Five things you need to know about the Final Four-bound UW women
If you haven’t already, it’s time to jump on the bandwagon of the University of Washington women’s basketball team. Besides advancing to the Final Four for the first time in the program’s history, the Huskies are underdogs featuring a number of unique storylines for a relatively championship-starved state.
The seventh-seeded Huskies continued their string of upsets by dropping No. 4 seed and Pac-12 rival Stanford, 85-76 . The team has the week until Sunday to prepare for Syracuse, which beat UW during the regular season, 66-62.
Here are five things to know about the Huskies leading up to the matchup in Indianapolis:
1. On top of being the program’s first ever Final Four appearance, UW had only been in the NCAA tournament once since 2007 (last season, when the Huskies were bounced in the first round). The UW women hadn’t advanced passed the second round since 2001. To put this in further perspective, the only appearance in the Final Four for the Washington men’s team came in 1953.
2. The Huskies managed the unenviable task of winning the equivalent of two road games during their improbable tournament run. After beating Penn in the first round, they upset fifth-ranked Maryland in College Park, Md. They then flew back to Seattle for less than 24 hours and beat third-seeded Kentucky in Lexington, Ky.
3. Inspiration for the Huskies stands at the core of the squad. Junior Katie Collier was diagnosed with leukemia while in high school in September of 2011. She returned to the court three months after her diagnosis and underwent daily chemotherapy. After being declared cancer-free in 2012, the Covington native tore her ACL and MCL in her first practice with the Huskies. This season, her first as a starter, she led the team in blocked shots while ranking fourth in scoring and third in rebounds.
4. At No. 7, UW is the lowest-seeded women’s team to reach the Final Four since 2004. Finishing fifth in the Pac-12, the Huskies are also only the second team ever to reach this point of the tournament after finishing the season unranked. But that’s not to say the wins have been fluky, seeing as UW won all four of its tournament games by at least nine points.

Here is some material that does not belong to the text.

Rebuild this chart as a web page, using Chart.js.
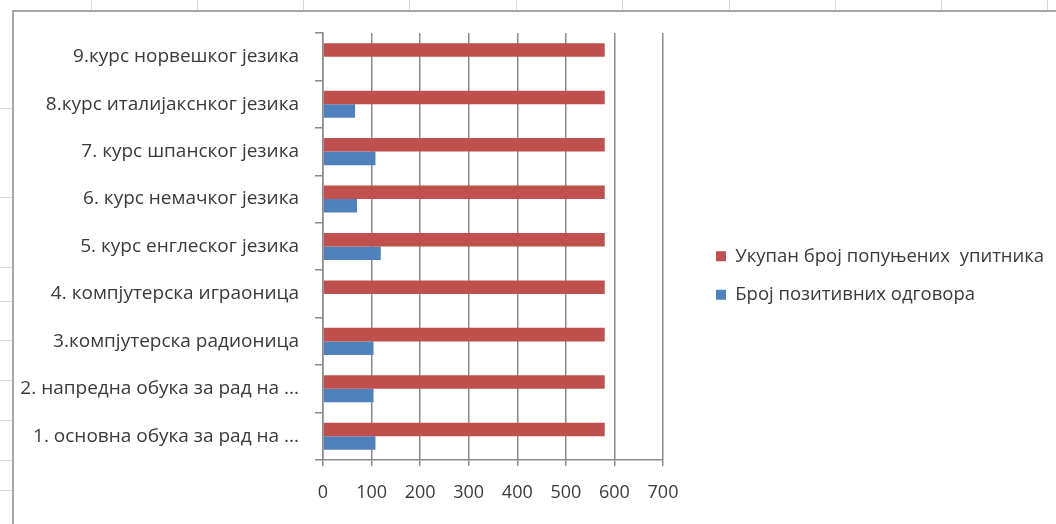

5. Guard Kelsey Plum is one of the most dynamic players in the NCAA, and in Brock Huard’s view, the “best player in the history of Washington women’s basketball.” The junior averaged more than 26 points per game while leading the team with 151 assists. Meanwhile, Chantel Osahor – described by Huard as the Marshawn Lynch to Plum’s Russell Wilson – dominated against Stanford, grabbing 18 rebounds to go along with 24 points.